The past month has been both more and less than the first month. It is true that the awe and wonder of the initial month here has tarnished ever so slightly. I see more garbage now then I used to, though the city is still the cleanest I've seen since travelling to Edmonton for the first time. I definately see a little more shy glances and odd stares, having unconsciously blocked them out to focus on marvelling at the local scenery in Sept./Oct. I've been lucky and so far haven't been accosted by any random Japanese people mocking me with broken English and inappropriate hand gestures. Maybe I exude the Canadian mentality and throw a delta wave of peaceful neutrality their way before they make the crass assumption that I am something of a hillbilly hick straight off the bayou. (hmm, I quite like that last sentence!) Who knows what it is but so far I'm still at one with the giant Buddha that is Japan.
But we are slowly drifting into the colder months. I don't say winter because it's the 4th of November here and I was still sweating in my collared shirt on my way to work. And the cold months are a difficult time to be away from familiarity. There will be no warm house to sink myself into, there will be no heater next to my duvet-covered residence bed, there will be no Tim Horton's hot chocolate to dull the chill within thy bones. Oh, Tim Horton's, how I miss you most of all! The real problem lies in the lack of central heating in Japanese homes. There is just one heater in each room and if you want more you buy space heaters and hope to Jebus that they don't ignite your futon on fire beacuse you accidentally rushed off to work and left it on.

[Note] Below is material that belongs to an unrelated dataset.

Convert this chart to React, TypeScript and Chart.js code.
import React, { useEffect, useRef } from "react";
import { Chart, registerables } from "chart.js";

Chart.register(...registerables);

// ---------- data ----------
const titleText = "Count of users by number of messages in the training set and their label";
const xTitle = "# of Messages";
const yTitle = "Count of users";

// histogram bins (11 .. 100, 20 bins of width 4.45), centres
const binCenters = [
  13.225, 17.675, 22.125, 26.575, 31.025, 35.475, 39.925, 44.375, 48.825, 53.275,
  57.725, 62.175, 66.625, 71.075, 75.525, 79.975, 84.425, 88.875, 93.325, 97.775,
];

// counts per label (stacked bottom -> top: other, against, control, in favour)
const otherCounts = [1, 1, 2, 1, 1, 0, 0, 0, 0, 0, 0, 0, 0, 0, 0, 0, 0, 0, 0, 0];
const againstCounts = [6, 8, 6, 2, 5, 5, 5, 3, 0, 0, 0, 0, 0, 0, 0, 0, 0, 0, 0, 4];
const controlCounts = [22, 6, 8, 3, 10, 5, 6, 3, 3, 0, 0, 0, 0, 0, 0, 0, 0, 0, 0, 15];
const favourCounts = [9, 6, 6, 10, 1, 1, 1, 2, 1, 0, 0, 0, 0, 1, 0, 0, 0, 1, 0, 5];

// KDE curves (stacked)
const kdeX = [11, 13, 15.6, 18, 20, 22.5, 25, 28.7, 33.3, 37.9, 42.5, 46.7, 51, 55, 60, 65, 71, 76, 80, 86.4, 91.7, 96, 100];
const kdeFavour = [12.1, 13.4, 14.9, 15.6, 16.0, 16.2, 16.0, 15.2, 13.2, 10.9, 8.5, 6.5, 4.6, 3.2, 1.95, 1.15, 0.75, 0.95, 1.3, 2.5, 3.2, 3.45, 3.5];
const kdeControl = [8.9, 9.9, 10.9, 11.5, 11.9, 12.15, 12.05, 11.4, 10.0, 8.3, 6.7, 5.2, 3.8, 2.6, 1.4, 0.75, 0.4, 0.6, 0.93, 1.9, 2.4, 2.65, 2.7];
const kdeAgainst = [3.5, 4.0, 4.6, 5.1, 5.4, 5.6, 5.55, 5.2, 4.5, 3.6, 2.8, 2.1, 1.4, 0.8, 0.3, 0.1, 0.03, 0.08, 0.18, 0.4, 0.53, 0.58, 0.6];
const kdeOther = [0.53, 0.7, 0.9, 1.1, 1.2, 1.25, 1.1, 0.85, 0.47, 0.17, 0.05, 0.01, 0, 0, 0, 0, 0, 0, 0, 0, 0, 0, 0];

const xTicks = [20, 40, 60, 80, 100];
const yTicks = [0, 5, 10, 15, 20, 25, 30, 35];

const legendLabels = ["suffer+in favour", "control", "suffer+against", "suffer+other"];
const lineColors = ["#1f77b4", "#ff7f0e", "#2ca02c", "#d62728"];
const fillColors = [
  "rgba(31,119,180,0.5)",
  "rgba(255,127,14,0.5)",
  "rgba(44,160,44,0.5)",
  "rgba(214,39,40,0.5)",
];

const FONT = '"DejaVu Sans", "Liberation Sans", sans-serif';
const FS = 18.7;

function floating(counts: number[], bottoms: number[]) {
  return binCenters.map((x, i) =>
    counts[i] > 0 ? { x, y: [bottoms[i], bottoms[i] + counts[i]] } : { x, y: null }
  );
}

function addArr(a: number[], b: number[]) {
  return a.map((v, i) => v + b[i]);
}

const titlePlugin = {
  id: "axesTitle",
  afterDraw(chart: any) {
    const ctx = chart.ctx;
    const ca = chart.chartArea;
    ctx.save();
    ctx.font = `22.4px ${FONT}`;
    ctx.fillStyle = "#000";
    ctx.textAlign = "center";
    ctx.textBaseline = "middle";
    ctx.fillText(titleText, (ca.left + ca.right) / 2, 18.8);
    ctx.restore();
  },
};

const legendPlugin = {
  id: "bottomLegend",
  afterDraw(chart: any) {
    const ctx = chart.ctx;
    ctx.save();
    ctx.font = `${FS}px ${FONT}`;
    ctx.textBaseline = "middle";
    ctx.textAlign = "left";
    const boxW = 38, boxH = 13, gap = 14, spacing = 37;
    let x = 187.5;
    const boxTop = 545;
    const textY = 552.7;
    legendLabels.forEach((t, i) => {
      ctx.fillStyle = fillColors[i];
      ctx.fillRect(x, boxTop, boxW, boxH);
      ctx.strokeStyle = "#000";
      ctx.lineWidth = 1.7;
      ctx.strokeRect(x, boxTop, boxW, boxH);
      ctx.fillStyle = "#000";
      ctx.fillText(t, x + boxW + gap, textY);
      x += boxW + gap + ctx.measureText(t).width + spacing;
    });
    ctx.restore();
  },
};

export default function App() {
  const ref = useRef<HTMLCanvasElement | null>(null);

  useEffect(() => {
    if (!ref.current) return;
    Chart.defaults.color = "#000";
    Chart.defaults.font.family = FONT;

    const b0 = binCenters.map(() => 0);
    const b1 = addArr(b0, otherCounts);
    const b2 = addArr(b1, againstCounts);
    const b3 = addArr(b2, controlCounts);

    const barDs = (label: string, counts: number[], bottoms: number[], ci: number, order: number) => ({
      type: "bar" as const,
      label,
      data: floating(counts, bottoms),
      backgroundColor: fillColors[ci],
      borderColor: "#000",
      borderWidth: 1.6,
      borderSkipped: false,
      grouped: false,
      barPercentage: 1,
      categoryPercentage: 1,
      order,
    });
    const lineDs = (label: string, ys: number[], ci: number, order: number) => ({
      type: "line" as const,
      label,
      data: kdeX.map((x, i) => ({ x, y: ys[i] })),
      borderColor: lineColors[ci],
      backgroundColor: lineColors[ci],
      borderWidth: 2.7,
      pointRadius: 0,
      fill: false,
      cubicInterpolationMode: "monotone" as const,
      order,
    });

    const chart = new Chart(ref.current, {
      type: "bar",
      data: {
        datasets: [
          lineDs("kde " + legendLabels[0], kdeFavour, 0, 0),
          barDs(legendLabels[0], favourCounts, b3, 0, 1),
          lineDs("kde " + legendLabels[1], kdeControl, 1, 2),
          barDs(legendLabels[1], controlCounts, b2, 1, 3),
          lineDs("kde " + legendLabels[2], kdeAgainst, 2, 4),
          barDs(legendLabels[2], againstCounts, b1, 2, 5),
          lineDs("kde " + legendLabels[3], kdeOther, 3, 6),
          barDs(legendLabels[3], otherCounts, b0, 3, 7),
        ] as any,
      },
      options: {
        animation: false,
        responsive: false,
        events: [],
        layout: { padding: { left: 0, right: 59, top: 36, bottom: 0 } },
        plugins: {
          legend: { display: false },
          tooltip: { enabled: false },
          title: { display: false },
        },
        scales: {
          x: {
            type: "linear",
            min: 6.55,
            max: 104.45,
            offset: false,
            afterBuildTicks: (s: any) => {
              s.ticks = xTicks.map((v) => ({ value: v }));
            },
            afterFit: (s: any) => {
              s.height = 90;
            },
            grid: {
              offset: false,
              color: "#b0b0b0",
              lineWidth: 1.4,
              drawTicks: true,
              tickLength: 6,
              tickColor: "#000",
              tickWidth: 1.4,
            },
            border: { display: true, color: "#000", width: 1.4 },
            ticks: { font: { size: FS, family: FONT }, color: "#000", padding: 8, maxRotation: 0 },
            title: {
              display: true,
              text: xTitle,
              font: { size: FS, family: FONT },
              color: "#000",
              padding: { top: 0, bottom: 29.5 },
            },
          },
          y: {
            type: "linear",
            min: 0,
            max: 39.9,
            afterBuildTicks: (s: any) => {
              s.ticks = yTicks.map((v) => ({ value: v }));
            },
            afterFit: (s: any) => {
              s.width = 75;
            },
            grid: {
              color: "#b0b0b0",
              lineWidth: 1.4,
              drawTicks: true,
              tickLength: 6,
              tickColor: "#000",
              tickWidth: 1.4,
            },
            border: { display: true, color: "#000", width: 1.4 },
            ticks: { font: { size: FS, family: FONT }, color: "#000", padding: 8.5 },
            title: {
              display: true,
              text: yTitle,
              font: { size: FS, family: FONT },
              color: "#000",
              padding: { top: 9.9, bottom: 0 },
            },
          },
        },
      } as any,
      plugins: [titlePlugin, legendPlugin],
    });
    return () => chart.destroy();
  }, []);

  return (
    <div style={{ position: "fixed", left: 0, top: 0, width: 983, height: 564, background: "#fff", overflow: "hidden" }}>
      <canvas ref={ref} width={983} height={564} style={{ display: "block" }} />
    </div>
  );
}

Hell, I barely remember to turn off my alarm clock! Who knows what I'll do with a silent death-bringer like that! So as I sit here typing away at this entry I question what the next 30 days will bring. Happiness? Travel? Depression? All of the above in some form or another? You'll just have to check in next time to find out. Until then, here are some more fun facts that Month #2 has brought me!
- The Japanese people have no shame. Not only in the porn industry ridiculously popular here but reading naughty anime in the middle of a crowded subway train is almost mandatory!
- Speaking of anime and manga, comics are hugely popular with everyone to the point that if you even make a mere mention of a minor made-up drawing many marvelled men and women will miraculously make much small talk about the mysteries and mise-en-scene in every miniscule, microscopic animation.
- Breakfast in Japan is abundant with pickles. Thought that was interesting...
- In Hakone, a popular tourist spot, there are black eggs that, if eaten, are said to add 7 years onto your lifespan. Of course, that's the myth. The facts about the health threats that boiling these eggs in sulphurous water to turn them black has oddly been excluded from brochures and articles.
- Giving someone the finger here is not seen as an unruly gesture. Hand gestures are nothing here. BUT! If some child forms two guns with his fingers and then combines them to form one two-fingered gun DO NOT allow them anywhere near your ass! It is a popular game for men to try and jam their fingers in or around your ass. Luckily, I avoided such fate and almost kicked the kid out of the classroom for even trying.
- For some odd reason the taxi is a popular method of travel around foreign countries for Japanese people. It is referred to often in lessons and, though expensive, is used often. Oh, also try to avoid making nice female students cry by giving them flashbacks to previous lessons in which instructors have tried to mock and yell at them!